• [WHAT IS BEING ASKED]
In the entries below, find the lines with the word "this" and copy them.

• [GIVEN INFORMATION]
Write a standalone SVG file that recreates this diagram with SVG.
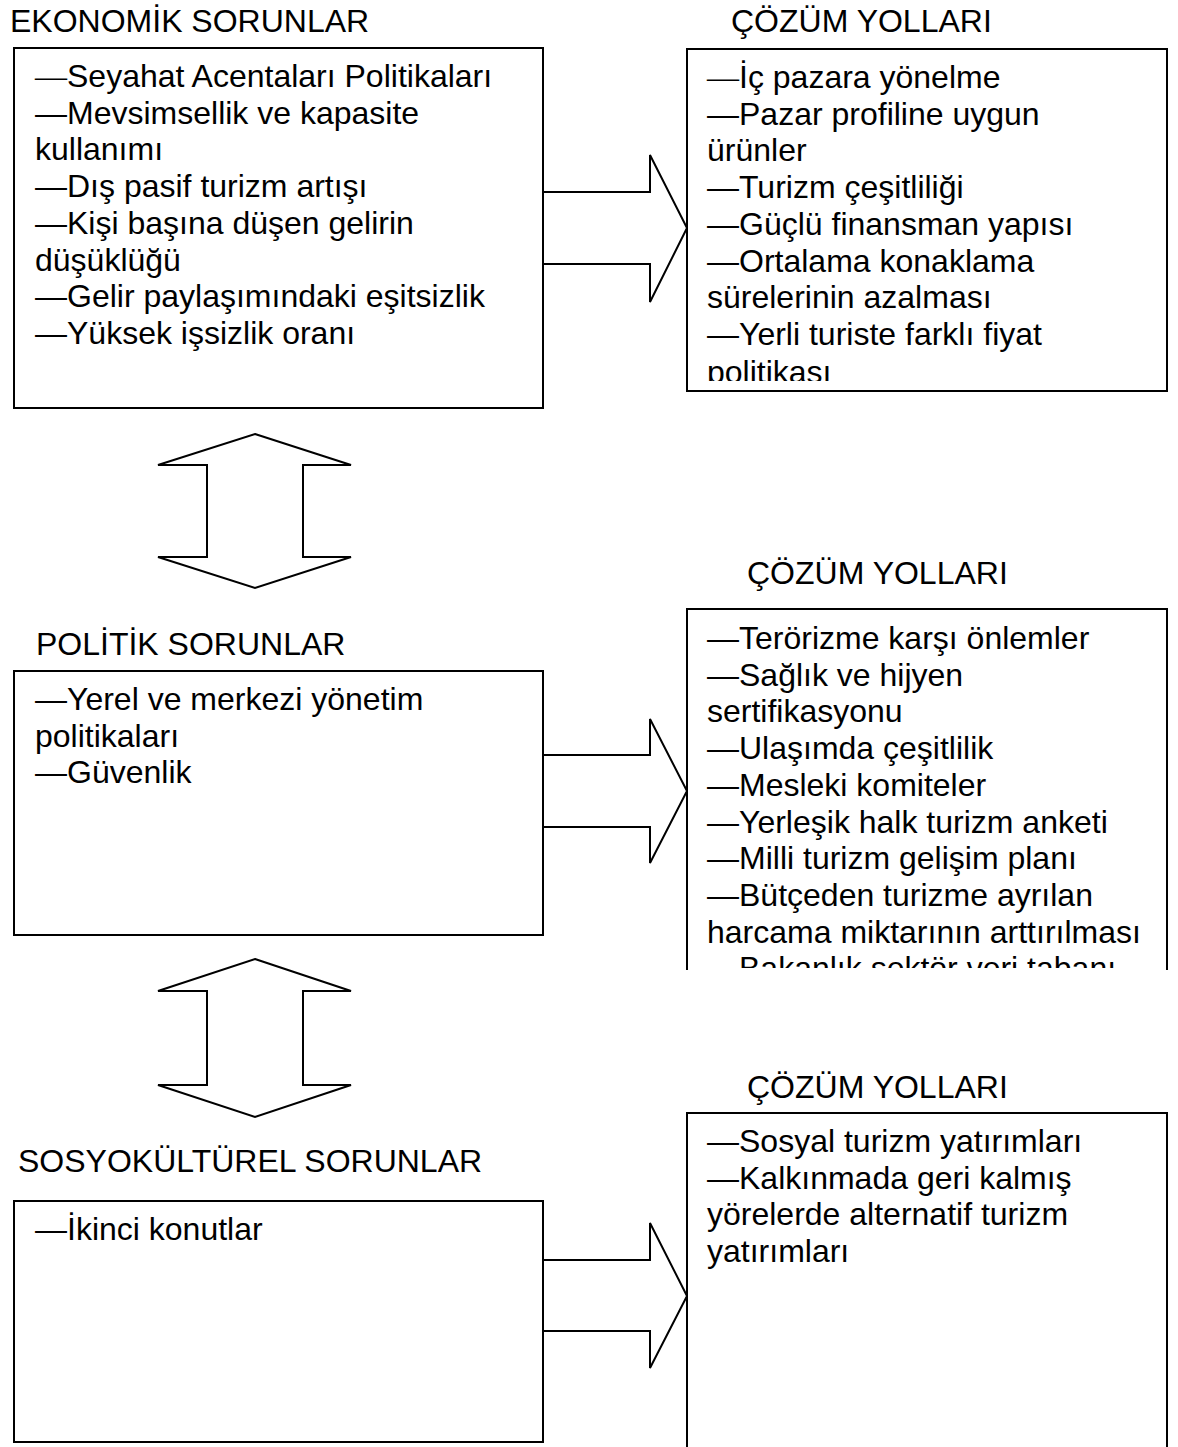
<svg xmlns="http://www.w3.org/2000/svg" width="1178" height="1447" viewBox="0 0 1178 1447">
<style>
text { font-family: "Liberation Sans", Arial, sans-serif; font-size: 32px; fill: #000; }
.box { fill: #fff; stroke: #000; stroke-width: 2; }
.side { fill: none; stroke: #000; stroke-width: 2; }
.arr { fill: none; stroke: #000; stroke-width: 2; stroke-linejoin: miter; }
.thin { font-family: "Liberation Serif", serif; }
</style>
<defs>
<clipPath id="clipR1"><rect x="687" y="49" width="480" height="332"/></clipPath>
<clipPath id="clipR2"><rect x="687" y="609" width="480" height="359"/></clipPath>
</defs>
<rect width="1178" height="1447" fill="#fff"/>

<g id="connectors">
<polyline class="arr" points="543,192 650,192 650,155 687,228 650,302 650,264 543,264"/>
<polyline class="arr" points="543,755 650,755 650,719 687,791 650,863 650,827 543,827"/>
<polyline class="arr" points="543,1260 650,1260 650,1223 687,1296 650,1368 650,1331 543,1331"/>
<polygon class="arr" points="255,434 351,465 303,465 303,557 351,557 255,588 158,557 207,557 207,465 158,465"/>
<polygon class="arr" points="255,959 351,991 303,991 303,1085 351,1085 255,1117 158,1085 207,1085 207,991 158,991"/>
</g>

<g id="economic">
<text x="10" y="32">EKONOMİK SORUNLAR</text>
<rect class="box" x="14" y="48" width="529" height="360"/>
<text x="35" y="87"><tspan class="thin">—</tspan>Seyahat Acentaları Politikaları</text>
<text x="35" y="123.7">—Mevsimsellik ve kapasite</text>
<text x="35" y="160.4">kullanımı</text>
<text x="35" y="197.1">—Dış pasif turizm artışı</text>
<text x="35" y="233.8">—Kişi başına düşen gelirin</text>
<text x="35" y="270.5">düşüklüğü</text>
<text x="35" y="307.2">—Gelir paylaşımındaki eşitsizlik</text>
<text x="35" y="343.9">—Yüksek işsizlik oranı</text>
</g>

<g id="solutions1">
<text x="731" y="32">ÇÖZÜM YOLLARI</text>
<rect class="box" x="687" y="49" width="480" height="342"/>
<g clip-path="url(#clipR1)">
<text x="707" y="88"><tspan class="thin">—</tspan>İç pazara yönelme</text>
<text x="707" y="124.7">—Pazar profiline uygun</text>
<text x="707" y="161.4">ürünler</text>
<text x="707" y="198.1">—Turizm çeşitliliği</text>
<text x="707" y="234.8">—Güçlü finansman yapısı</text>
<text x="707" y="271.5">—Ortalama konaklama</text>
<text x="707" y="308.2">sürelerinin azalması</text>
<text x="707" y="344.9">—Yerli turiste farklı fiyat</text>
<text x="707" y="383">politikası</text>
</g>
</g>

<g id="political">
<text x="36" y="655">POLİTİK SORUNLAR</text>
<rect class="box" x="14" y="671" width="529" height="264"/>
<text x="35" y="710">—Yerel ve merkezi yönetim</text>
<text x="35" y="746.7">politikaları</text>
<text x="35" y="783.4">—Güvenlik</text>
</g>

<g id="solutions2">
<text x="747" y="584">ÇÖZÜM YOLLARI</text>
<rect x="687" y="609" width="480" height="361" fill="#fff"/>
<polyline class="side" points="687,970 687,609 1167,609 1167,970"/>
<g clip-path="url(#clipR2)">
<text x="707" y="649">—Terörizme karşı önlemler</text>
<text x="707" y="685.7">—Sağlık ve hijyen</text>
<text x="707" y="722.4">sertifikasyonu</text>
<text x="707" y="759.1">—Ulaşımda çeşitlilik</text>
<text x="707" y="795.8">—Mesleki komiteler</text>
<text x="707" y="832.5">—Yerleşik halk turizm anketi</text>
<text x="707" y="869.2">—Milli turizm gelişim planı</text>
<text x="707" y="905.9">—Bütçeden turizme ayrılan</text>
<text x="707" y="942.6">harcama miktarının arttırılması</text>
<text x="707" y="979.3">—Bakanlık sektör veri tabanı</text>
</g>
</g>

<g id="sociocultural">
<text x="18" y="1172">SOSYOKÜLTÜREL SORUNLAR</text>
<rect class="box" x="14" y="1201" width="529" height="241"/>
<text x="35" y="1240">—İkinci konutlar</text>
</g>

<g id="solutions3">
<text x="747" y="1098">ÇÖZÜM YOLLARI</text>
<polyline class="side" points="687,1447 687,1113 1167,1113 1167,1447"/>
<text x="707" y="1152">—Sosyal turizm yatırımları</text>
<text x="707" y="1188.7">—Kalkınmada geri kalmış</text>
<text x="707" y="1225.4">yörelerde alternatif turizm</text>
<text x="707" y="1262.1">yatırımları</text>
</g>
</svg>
* * *
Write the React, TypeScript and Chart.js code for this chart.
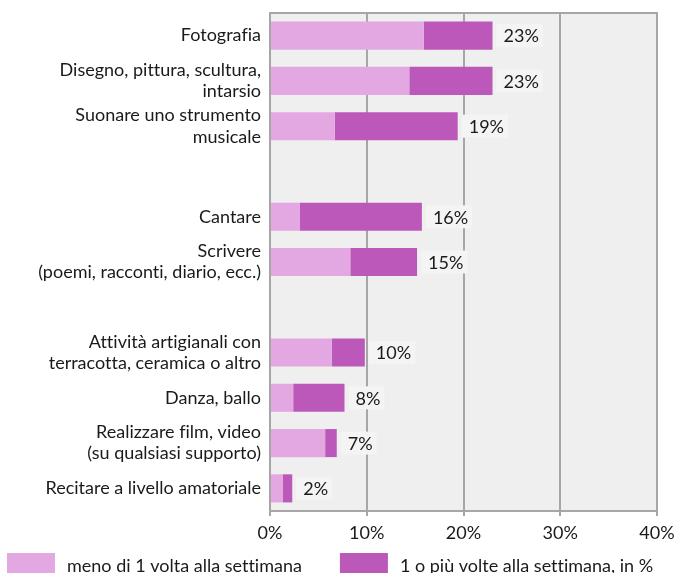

• [FULL SOLUTION]
Write a standalone SVG file that recreates this diagram with SVG.
Write the React, TypeScript and Chart.js code for this chart.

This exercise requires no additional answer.